Vis-à-vis des revenus tirés de la production de pétrole, les différents protagonistes en compétition entretiennent des relations complexes. Les multinationales paient à l’État des impôts qui servent à financer les clientèles politiques et qui in fine unissent les acteurs du conflit autour d’un intérêt commun : la redistribution de la rente et la maximisation du profit. De ce fait, la focalisation sur l’industrie pétrolière occulte la profonde responsabilité des élites locales et du gouvernement fédéral dans les multiples crises du delta (p. 298). La malédiction des ressources n’est que le symptôme d’une mauvaise gouvernance. Une focalisation excessive sur le rôle des multinationales peut conduire à des erreurs de politique publique, en évitant par exemple de se préoccuper des malversations de la Nigérian National Petroleum Corporation (NNPC), laquelle n’a publié ses comptes qu’à partir de 2020, en vue d’une introduction en bourse, alors même que sa création remonte à 1977. De même la NEITI (Initiative Nigériane pour la Transparence des Industries Extractives) constituée en 2007, n’a pas cherché à inquiéter les dirigeants véreux qui détournent la rente pétrolière vers des comptes offshore (p. 299) ni à « questionner l’emploi par les gouvernements fédéraux et régionaux des ressources tierces de l’extraction d’hydrocarbures » (p. 299). Ce n’est qu’à partir de 2019 qu’elle s’est interrogée sur les niveaux de transaction de l’industrie, a émis des recommandations de politique publique et à tenter de mesurer le bunkering[1].

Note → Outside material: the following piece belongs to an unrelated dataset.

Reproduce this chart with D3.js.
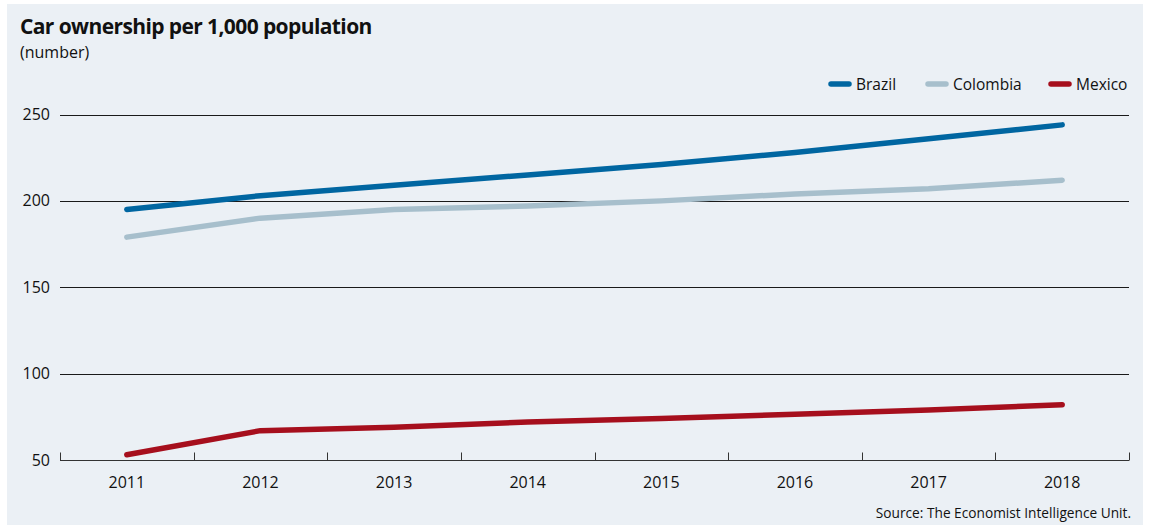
<!DOCTYPE html>
<html>
<head>
<meta charset="utf-8">
<script src="https://cdn.jsdelivr.net/npm/d3@7"></script>
<style>
  html, body { margin: 0; padding: 0; background: #ffffff; }
  svg { display: block; }
  text { font-family: "Open Sans", sans-serif; fill: #111111; }
</style>
</head>
<body>
<svg id="chart" width="1150" height="525"></svg>
<script>
const years = ["2011", "2012", "2013", "2014", "2015", "2016", "2017", "2018"];
const brazil = [195, 203, 209, 215, 221, 228, 236, 244];
const colombia = [179, 190, 195, 197, 200, 204, 207, 212];
const mexico = [53, 67, 69, 72, 74, 76.5, 79, 82];
const yTicks = [50, 100, 150, 200, 250];
const seriesNames = ["Brazil", "Colombia", "Mexico"];
const seriesColors = ["#0066a1", "#a7bfcc", "#a60f1d"];

(function () {
const series = [
  { name: seriesNames[0], color: seriesColors[0], values: brazil },
  { name: seriesNames[1], color: seriesColors[1], values: colombia },
  { name: seriesNames[2], color: seriesColors[2], values: mexico }
];

const svg = d3.select("#chart");
svg.append("rect").attr("x", 7).attr("y", 4).attr("width", 1136).attr("height", 521).attr("fill", "#ebf0f5");

const mLeft = 60, mRight = 1129, mTop = 114.5, mBottom = 460;
const x = d3.scaleBand().domain(years).range([mLeft, mRight]).padding(0);
const y = d3.scaleLinear().domain([50, 250]).range([mBottom, mTop]);

// Title
svg.append("text").attr("x", 20).attr("y", 34).attr("font-size", 21).attr("font-weight", 700)
  .attr("letter-spacing", -0.6)
  .text("Car ownership per 1,000 population");
svg.append("text").attr("x", 20).attr("y", 58).attr("font-size", 16).text("(number)");

// Gridlines
const grid = svg.append("g");
grid.selectAll("line").data(yTicks.filter(d => d !== 50)).join("line")
  .attr("x1", mLeft).attr("x2", mRight)
  .attr("y1", d => Math.round(y(d)) + 0.5).attr("y2", d => Math.round(y(d)) + 0.5)
  .attr("stroke", "#1a1a1a").attr("stroke-width", 1);

// Y labels
svg.append("g").selectAll("text").data(yTicks).join("text")
  .attr("x", 50).attr("y", d => y(d) + 5.5).attr("text-anchor", "end")
  .attr("font-size", 16).text(d => d);

// X axis
const xg = svg.append("g").attr("transform", `translate(0,${mBottom + 0.5})`);
xg.append("line").attr("x1", mLeft).attr("x2", mRight).attr("y1", 0).attr("y2", 0)
  .attr("stroke", "#333").attr("stroke-width", 1);
const bounds = years.map(d => x(d)).concat([x(years[years.length - 1]) + x.bandwidth()]);
xg.selectAll("line.tk").data(bounds).join("line").attr("class", "tk")
  .attr("x1", d => Math.round(d) + 0.5).attr("x2", d => Math.round(d) + 0.5)
  .attr("y1", 0).attr("y2", -8).attr("stroke", "#333");
xg.selectAll("text").data(years).join("text")
  .attr("x", d => x(d) + x.bandwidth() / 2).attr("y", 27.5).attr("text-anchor", "middle")
  .attr("font-size", 16).text(d => d);

// Lines
const line = d3.line().x((d, i) => x(years[i]) + x.bandwidth() / 2).y(d => y(d));
svg.append("g").selectAll("path").data(series).join("path")
  .attr("d", d => line(d.values)).attr("fill", "none")
  .attr("stroke", d => d.color).attr("stroke-width", 5.5)
  .attr("stroke-linecap", "round").attr("stroke-linejoin", "round");

// Legend
const legendX = [831, 928, 1051];
const lg = svg.append("g").selectAll("g").data(series).join("g")
  .attr("transform", (d, i) => `translate(${legendX[i]},84)`);
lg.append("line").attr("x1", 0).attr("x2", 18).attr("y1", 0).attr("y2", 0)
  .attr("stroke", d => d.color).attr("stroke-width", 5.5).attr("stroke-linecap", "round");
lg.append("text").attr("x", 25).attr("y", 6).attr("font-size", 15.5).text(d => d.name);

// Source
svg.append("text").attr("x", 1131).attr("y", 518).attr("text-anchor", "end")
  .attr("font-size", 13.7).text("Source: The Economist Intelligence Unit.");
})();
</script>
</body>
</html>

            En définitive, la solution à la crise du delta se trouve avant tout dans les mains des Nigérians, les compagnies pétrolières pouvant toujours partir : dans les année 2010, elles ont massivement désinvesti au Nigéria. Il convient de ne pas s’abandonner à la solution commode de tout imputer, comme le font un certain nombre d’ONG et de gouvernements écologiques, aux majors du pétrole commune Shell, Exxon Mobil, Chevron ou Total, ni d’oublier que des sociétés cotées en bourse sont plus sensible aux pressions diplomatiques médiatiques ou économiques qu’une entreprise publique comme la NNPC[2]. La crise du delta est en effet appelée à durer en raison « d’une insécurité persistante, d’une corruption endémique, de la lassitude des investisseurs et surtout des bouleversements d’une industrie sensée se reconvertir aux énergies renouvelable d’ici 2050 » (p. 301). Pour les populations du delta, « l’enjeu est de gérer la pénurie et non plus l’abondance des ressources » (p. 301).

            Le livre témoigne d’une grande érudition, appuyée sur des lectures nombreuses dont témoigne l’abondante bibliographie (p. 312–326), mais inégalement mobilisées. Faute d’une approche structuraliste et historique assez poussée, il est difficile de s’y retrouver dans la multiplicité des ethnies comme dans la liste impressionnante des personnalités citées. En revanche, l’ouvrage comporte un bon index nominum, une utile liste des acronymes, une bonne cartographie, une iconographique plutôt bien choisie et deux annexes (panorama des sociétés cultistes du Nigéria, p. 303–308, trois exemples de compagnies « indigène » (p. 309–311).

            L’avis est évidemment favorable pour un prix.                                                                         

 


[1] Détournement illicite de pétrole.

[2] . « Fin 2022, la NNPC ne reversait plus d’argent à l’État, mais ses revenus servaient plutôt à payer les subventions destinées à financer les importations de produits raffinés, afin de maintenir artificiellement bas les prix de l’essence à la pompe » (p. 301).